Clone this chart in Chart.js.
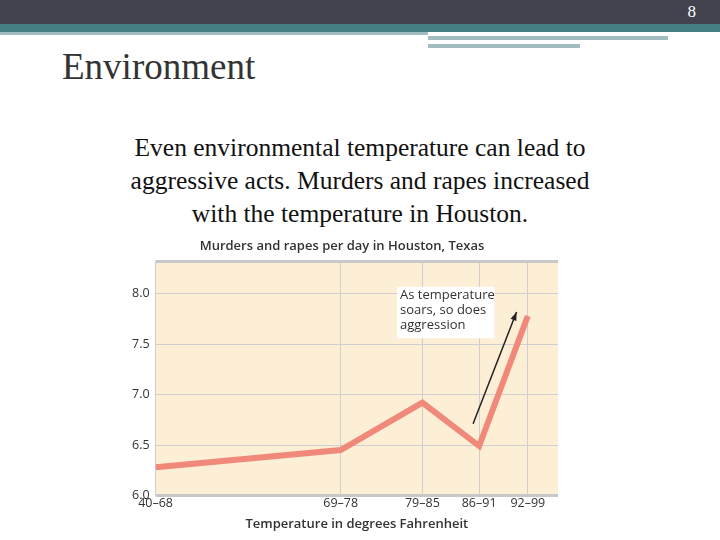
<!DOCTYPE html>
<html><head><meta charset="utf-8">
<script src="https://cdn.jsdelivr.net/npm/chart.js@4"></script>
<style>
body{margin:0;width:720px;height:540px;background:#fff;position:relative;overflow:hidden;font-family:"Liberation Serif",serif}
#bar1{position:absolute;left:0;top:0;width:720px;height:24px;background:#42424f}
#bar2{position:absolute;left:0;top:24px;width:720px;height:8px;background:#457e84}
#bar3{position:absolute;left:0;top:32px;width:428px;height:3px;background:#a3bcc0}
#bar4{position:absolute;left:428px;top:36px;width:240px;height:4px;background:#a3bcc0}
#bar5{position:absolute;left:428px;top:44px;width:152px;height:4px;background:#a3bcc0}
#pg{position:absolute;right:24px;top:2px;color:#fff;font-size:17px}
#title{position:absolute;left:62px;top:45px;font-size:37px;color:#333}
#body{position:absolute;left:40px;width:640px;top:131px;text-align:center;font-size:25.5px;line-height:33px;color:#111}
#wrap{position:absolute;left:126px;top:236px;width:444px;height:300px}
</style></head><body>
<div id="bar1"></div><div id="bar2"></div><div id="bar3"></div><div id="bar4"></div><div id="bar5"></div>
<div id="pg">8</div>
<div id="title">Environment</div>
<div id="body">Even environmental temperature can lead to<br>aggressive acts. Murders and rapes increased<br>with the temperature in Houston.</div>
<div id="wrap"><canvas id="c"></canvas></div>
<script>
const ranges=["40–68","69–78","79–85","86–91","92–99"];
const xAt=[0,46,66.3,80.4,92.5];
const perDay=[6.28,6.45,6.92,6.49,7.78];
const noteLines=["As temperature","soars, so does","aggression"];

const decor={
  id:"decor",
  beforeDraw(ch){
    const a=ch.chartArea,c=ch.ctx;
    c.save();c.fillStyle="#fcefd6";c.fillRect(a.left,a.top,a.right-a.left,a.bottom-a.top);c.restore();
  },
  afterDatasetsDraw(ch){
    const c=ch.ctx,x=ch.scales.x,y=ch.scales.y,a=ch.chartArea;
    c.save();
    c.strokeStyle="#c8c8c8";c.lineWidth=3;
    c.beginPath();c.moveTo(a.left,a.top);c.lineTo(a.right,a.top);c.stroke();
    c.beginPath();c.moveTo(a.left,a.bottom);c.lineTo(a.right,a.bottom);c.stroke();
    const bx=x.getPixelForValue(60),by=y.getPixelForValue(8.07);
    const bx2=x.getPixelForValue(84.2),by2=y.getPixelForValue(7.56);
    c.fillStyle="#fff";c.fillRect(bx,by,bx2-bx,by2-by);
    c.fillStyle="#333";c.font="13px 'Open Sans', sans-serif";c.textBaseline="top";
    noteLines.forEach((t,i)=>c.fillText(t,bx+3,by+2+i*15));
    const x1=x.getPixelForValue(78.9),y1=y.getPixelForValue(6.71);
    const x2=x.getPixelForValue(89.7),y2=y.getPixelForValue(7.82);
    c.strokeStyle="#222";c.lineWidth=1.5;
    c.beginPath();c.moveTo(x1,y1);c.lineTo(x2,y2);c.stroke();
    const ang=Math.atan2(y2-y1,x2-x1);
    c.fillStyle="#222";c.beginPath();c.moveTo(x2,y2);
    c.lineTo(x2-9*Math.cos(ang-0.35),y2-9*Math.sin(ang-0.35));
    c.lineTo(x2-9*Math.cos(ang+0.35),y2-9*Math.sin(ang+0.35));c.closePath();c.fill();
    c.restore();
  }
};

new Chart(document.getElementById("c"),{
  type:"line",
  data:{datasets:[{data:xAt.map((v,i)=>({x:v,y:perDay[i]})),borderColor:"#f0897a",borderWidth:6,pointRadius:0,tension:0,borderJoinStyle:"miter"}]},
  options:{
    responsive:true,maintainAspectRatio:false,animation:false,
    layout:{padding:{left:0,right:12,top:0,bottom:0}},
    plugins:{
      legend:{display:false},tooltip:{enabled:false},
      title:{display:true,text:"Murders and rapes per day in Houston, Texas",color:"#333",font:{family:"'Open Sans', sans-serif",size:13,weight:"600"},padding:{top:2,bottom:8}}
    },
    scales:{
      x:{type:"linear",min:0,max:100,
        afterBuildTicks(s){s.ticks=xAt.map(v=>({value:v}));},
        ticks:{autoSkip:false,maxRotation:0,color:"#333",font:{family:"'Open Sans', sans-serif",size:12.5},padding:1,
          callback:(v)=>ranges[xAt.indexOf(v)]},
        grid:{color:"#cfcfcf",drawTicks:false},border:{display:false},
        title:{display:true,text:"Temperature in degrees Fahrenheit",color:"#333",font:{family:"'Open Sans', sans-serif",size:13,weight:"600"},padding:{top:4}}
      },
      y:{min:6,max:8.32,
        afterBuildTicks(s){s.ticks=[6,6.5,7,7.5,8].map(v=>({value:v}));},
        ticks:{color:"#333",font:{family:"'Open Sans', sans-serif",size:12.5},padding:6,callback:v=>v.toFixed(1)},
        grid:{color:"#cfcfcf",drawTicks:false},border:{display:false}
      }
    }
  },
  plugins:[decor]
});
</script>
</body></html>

════════════════════

◆ Stated task:
Set every line down exactly as written, leaving each picture out.

◆ Solution to this problem:
Clone this chart in Chart.js.
<!DOCTYPE html>
<html><head><meta charset="utf-8">
<script src="https://cdn.jsdelivr.net/npm/chart.js@4"></script>
<style>
body{margin:0;width:720px;height:540px;background:#fff;position:relative;overflow:hidden;font-family:"Liberation Serif",serif}
#bar1{position:absolute;left:0;top:0;width:720px;height:24px;background:#42424f}
#bar2{position:absolute;left:0;top:24px;width:720px;height:8px;background:#457e84}
#bar3{position:absolute;left:0;top:32px;width:428px;height:3px;background:#a3bcc0}
#bar4{position:absolute;left:428px;top:36px;width:240px;height:4px;background:#a3bcc0}
#bar5{position:absolute;left:428px;top:44px;width:152px;height:4px;background:#a3bcc0}
#pg{position:absolute;right:24px;top:2px;color:#fff;font-size:17px}
#title{position:absolute;left:62px;top:45px;font-size:37px;color:#333}
#body{position:absolute;left:40px;width:640px;top:131px;text-align:center;font-size:25.5px;line-height:33px;color:#111}
#wrap{position:absolute;left:126px;top:236px;width:444px;height:300px}
</style></head><body>
<div id="bar1"></div><div id="bar2"></div><div id="bar3"></div><div id="bar4"></div><div id="bar5"></div>
<div id="pg">8</div>
<div id="title">Environment</div>
<div id="body">Even environmental temperature can lead to<br>aggressive acts. Murders and rapes increased<br>with the temperature in Houston.</div>
<div id="wrap"><canvas id="c"></canvas></div>
<script>
const ranges=["40–68","69–78","79–85","86–91","92–99"];
const xAt=[0,46,66.3,80.4,92.5];
const perDay=[6.28,6.45,6.92,6.49,7.78];
const noteLines=["As temperature","soars, so does","aggression"];

const decor={
  id:"decor",
  beforeDraw(ch){
    const a=ch.chartArea,c=ch.ctx;
    c.save();c.fillStyle="#fcefd6";c.fillRect(a.left,a.top,a.right-a.left,a.bottom-a.top);c.restore();
  },
  afterDatasetsDraw(ch){
    const c=ch.ctx,x=ch.scales.x,y=ch.scales.y,a=ch.chartArea;
    c.save();
    c.strokeStyle="#c8c8c8";c.lineWidth=3;
    c.beginPath();c.moveTo(a.left,a.top);c.lineTo(a.right,a.top);c.stroke();
    c.beginPath();c.moveTo(a.left,a.bottom);c.lineTo(a.right,a.bottom);c.stroke();
    const bx=x.getPixelForValue(60),by=y.getPixelForValue(8.07);
    const bx2=x.getPixelForValue(84.2),by2=y.getPixelForValue(7.56);
    c.fillStyle="#fff";c.fillRect(bx,by,bx2-bx,by2-by);
    c.fillStyle="#333";c.font="13px 'Open Sans', sans-serif";c.textBaseline="top";
    noteLines.forEach((t,i)=>c.fillText(t,bx+3,by+2+i*15));
    const x1=x.getPixelForValue(78.9),y1=y.getPixelForValue(6.71);
    const x2=x.getPixelForValue(89.7),y2=y.getPixelForValue(7.82);
    c.strokeStyle="#222";c.lineWidth=1.5;
    c.beginPath();c.moveTo(x1,y1);c.lineTo(x2,y2);c.stroke();
    const ang=Math.atan2(y2-y1,x2-x1);
    c.fillStyle="#222";c.beginPath();c.moveTo(x2,y2);
    c.lineTo(x2-9*Math.cos(ang-0.35),y2-9*Math.sin(ang-0.35));
    c.lineTo(x2-9*Math.cos(ang+0.35),y2-9*Math.sin(ang+0.35));c.closePath();c.fill();
    c.restore();
  }
};

new Chart(document.getElementById("c"),{
  type:"line",
  data:{datasets:[{data:xAt.map((v,i)=>({x:v,y:perDay[i]})),borderColor:"#f0897a",borderWidth:6,pointRadius:0,tension:0,borderJoinStyle:"miter"}]},
  options:{
    responsive:true,maintainAspectRatio:false,animation:false,
    layout:{padding:{left:0,right:12,top:0,bottom:0}},
    plugins:{
      legend:{display:false},tooltip:{enabled:false},
      title:{display:true,text:"Murders and rapes per day in Houston, Texas",color:"#333",font:{family:"'Open Sans', sans-serif",size:13,weight:"600"},padding:{top:2,bottom:8}}
    },
    scales:{
      x:{type:"linear",min:0,max:100,
        afterBuildTicks(s){s.ticks=xAt.map(v=>({value:v}));},
        ticks:{autoSkip:false,maxRotation:0,color:"#333",font:{family:"'Open Sans', sans-serif",size:12.5},padding:1,
          callback:(v)=>ranges[xAt.indexOf(v)]},
        grid:{color:"#cfcfcf",drawTicks:false},border:{display:false},
        title:{display:true,text:"Temperature in degrees Fahrenheit",color:"#333",font:{family:"'Open Sans', sans-serif",size:13,weight:"600"},padding:{top:4}}
      },
      y:{min:6,max:8.32,
        afterBuildTicks(s){s.ticks=[6,6.5,7,7.5,8].map(v=>({value:v}));},
        ticks:{color:"#333",font:{family:"'Open Sans', sans-serif",size:12.5},padding:6,callback:v=>v.toFixed(1)},
        grid:{color:"#cfcfcf",drawTicks:false},border:{display:false}
      }
    }
  },
  plugins:[decor]
});
</script>
</body></html>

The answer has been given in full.